Like Janet and Mustapha, Omar and I met at the American University beach in 1980, while we were both engineering students. I saw him with a group of friends, diving from a rock into the sea. I had noticed him before. He was two years ahead of me and would be graduating in a couple of months. He dove, holding a knife in his hand, coming back up a few seconds later with a sea urchin. He got out of the water, cut the sea urchin in half, and fed it to a dog. It was not the same story I grew up with, but close enough. He noticed me watching him and sauntered over. We chatted about school and the engineering program. I remember his smile, sly, demure. He was somewhat shy, yet playful. Everything about him intrigued me, how his bushy eyebrows almost met, how they lined up from side to side since his face was so narrow. I loved his nasal voice, how he took a quick, short breath before every sentence, the seconds it took him to think before every response. Like my mother, I was smitten on that beach.
We went out twice before we made love. I assume I shocked him. We had gone back to his house, his parents were out. We kissed and I did not stop him. Step by step, he thought he was seducing me, while I was fully ready. The lovemaking was a little dull, but I did not have much to compare it to. Although I was not a virgin, I was not experienced. I was frightened at times, mostly in the beginning, simply the fear of being touched by a man again, but I was determined, or, more accurately, committed. I went through with it and he fell in love. In the time we were together, our lovemaking never improved. Omar loved it, whereas I found it merely amusing. I never achieved an orgasm with him.
We became an item. I knew better than to tell my parents, my father and his wife. Omar was Greek Orthodox, more acceptable than Maronite, but still Christian. Though interfaith marriages were fairly common, they simply were not acceptable in my family. My father did not want me to repeat his mistakes. I guess I would have hidden the relationship anyway, even if Omar were Druze. I don’t think my father could handle the fact that I was not a virgin. I confided in my eldest sister, Amal, who was married already. She thought Omar was a good match for me. He was intelligent, from a well-respected family, and was extremely rich. His parents, on the other hand, did not think I was a good match for their son. Yes, I was pretty. Yes, I came from a good family. They thought, however, I was after their money.

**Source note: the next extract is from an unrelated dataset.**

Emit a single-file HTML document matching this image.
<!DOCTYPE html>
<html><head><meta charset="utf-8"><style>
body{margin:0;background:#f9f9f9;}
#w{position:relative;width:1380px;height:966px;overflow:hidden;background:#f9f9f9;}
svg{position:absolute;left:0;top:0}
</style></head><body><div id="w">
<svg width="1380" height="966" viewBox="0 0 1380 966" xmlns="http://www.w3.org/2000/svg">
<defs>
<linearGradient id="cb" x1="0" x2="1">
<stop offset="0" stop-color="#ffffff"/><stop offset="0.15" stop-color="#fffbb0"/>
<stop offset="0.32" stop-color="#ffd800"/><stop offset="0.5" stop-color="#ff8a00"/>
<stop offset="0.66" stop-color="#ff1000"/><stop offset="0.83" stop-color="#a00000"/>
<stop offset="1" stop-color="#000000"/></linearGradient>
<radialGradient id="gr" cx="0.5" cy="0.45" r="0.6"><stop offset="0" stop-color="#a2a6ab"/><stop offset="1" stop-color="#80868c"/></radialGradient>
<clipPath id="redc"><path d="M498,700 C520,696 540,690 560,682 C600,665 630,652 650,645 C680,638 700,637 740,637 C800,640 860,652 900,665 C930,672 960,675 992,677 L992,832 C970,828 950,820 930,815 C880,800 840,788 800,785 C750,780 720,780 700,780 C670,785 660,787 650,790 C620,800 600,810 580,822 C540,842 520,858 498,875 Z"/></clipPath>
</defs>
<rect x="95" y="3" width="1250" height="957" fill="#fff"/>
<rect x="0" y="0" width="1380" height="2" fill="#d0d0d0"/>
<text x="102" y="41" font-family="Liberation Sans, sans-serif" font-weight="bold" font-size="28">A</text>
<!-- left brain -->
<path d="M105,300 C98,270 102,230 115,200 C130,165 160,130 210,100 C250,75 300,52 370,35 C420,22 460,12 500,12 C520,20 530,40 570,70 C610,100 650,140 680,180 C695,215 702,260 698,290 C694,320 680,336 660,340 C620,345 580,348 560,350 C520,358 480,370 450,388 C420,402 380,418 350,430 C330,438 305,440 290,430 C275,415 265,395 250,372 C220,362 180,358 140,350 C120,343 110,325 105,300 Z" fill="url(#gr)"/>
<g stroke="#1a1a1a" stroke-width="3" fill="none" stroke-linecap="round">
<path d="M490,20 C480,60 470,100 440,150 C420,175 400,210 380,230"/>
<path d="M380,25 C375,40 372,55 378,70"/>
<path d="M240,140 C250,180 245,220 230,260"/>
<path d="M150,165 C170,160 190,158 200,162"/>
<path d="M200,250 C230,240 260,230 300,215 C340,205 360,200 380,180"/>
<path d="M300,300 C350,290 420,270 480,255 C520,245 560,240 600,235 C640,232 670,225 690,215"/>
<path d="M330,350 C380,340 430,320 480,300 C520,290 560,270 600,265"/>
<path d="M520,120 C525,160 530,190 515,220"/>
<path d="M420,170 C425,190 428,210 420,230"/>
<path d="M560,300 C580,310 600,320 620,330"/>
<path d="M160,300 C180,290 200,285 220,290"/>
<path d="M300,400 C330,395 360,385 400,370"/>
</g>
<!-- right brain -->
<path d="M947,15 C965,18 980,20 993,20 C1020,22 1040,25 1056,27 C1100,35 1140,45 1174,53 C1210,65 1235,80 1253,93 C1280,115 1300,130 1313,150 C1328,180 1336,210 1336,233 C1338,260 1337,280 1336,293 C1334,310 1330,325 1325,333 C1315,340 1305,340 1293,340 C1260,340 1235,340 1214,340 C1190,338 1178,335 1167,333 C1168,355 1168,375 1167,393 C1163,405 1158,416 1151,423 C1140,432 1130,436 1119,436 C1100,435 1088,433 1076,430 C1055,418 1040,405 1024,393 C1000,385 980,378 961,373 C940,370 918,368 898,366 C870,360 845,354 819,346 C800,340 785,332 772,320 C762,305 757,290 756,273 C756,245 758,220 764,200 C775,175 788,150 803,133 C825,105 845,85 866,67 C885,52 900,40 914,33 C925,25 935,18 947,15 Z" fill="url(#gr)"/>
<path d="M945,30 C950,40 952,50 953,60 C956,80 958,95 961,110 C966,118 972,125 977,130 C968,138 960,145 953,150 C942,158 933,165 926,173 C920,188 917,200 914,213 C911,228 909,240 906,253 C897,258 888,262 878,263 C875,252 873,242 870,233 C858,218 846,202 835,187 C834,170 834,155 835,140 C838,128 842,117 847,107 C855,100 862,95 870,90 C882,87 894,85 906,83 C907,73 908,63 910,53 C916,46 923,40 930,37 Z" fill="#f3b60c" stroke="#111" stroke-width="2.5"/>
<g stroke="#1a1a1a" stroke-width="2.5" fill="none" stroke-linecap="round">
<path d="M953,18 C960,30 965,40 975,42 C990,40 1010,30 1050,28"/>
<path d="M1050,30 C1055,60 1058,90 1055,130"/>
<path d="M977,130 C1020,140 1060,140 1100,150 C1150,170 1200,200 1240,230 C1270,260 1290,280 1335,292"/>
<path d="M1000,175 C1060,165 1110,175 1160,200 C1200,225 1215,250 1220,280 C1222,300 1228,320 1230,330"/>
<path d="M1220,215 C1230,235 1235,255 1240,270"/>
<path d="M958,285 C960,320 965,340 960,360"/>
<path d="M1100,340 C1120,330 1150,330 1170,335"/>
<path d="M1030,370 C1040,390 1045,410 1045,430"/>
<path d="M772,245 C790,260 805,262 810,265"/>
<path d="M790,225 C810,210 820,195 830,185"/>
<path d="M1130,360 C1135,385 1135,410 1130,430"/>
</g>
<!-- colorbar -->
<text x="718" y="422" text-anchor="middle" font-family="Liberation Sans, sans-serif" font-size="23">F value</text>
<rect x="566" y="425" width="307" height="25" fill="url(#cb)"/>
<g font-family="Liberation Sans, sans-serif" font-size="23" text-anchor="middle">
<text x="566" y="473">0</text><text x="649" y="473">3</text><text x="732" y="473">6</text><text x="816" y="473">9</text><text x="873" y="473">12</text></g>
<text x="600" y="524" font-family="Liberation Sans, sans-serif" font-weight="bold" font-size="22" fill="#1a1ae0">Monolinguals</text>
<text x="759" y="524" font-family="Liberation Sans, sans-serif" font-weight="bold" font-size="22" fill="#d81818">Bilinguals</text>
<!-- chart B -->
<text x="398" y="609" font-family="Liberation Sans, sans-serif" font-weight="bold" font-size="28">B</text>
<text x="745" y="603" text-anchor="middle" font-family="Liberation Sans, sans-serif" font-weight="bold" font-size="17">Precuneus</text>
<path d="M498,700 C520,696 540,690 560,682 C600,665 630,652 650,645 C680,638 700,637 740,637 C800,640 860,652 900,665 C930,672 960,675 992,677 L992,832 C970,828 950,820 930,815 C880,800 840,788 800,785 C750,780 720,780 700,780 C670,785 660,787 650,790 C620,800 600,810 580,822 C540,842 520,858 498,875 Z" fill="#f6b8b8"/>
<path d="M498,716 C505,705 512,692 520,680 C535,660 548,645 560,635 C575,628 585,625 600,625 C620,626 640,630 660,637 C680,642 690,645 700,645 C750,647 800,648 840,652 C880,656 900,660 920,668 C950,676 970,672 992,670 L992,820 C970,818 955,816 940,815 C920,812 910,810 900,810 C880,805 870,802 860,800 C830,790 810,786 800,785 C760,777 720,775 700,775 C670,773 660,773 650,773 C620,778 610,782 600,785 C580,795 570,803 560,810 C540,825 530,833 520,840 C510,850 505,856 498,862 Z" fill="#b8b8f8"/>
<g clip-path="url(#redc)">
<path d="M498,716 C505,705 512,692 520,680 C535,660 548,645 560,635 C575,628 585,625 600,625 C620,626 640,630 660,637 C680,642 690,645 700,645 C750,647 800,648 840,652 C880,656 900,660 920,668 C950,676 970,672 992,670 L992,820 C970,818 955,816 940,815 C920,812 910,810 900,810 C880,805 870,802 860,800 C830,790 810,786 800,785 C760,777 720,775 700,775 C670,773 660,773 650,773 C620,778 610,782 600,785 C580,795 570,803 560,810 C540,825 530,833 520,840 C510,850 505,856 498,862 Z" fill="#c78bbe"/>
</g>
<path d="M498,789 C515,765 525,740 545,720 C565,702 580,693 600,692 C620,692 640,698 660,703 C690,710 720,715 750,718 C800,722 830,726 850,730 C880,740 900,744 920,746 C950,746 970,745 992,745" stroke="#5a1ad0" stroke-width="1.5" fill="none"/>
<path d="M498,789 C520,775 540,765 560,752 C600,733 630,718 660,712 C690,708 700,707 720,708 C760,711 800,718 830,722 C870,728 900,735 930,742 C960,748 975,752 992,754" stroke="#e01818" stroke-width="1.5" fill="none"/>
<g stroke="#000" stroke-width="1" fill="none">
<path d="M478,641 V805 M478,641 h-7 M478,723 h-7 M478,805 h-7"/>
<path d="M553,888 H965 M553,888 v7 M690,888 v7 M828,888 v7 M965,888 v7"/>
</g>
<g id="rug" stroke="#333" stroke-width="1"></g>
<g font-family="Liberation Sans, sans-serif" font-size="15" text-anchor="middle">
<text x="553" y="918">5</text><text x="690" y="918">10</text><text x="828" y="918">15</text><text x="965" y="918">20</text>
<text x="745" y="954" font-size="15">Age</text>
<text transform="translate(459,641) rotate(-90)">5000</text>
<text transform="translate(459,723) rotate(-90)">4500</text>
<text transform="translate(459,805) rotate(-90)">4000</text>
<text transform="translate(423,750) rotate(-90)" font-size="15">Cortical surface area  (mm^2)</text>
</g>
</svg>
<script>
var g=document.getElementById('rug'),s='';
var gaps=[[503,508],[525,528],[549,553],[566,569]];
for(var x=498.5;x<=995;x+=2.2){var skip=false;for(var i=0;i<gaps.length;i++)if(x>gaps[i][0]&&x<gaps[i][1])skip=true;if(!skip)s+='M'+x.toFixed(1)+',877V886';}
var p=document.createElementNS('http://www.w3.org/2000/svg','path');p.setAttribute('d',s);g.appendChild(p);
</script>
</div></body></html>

His parents did not do much to oppose our courtship. They thought since Omar was going to New York in the summer to get his graduate degree from Columbia, he would forget about me. Little did they know. I packed two suitcases and left with him. We eloped, were married within a month. I found out I was pregnant.
I loved Omar. There was never any doubt in my mind. Maybe not as much as he loved me, but I loved him. He treated me like a queen. The first year I was a housewife and took care of him as best I could. I was never a good housekeeper or cook, so he hired someone to do the menial jobs. While pregnant, I applied to Barnard and was accepted for the following year.
I delivered a beautiful baby boy, Kamal, on May 19, 1981. The pregnancy was surprisingly easy, but the delivery was nothing short of hell. I was in labor for twenty-seven hours. How anyone could accuse me of not loving my boy is beyond me.
I may not have been a good housekeeper, but I was a great mother. We lived on the Upper West Side, Eighty-third and Amsterdam. Most days during that summer before I enrolled at Barnard, when Omar went to the university, I would prepare Kamal and take him for a stroll all the way to Columbia’s library. I walked as exercise to lose all the weight I had gained during the pregnancy. I studied. Even though I was sure I would make it at Barnard, missing a year might have been a problem if I did not spend the time in the library. On the days I did not go to the library, I walked across the park, taking Kamal to Janet. Those days were hard. Even Kamal could not lift Janet’s moods. I believe I reminded my mother of her failures.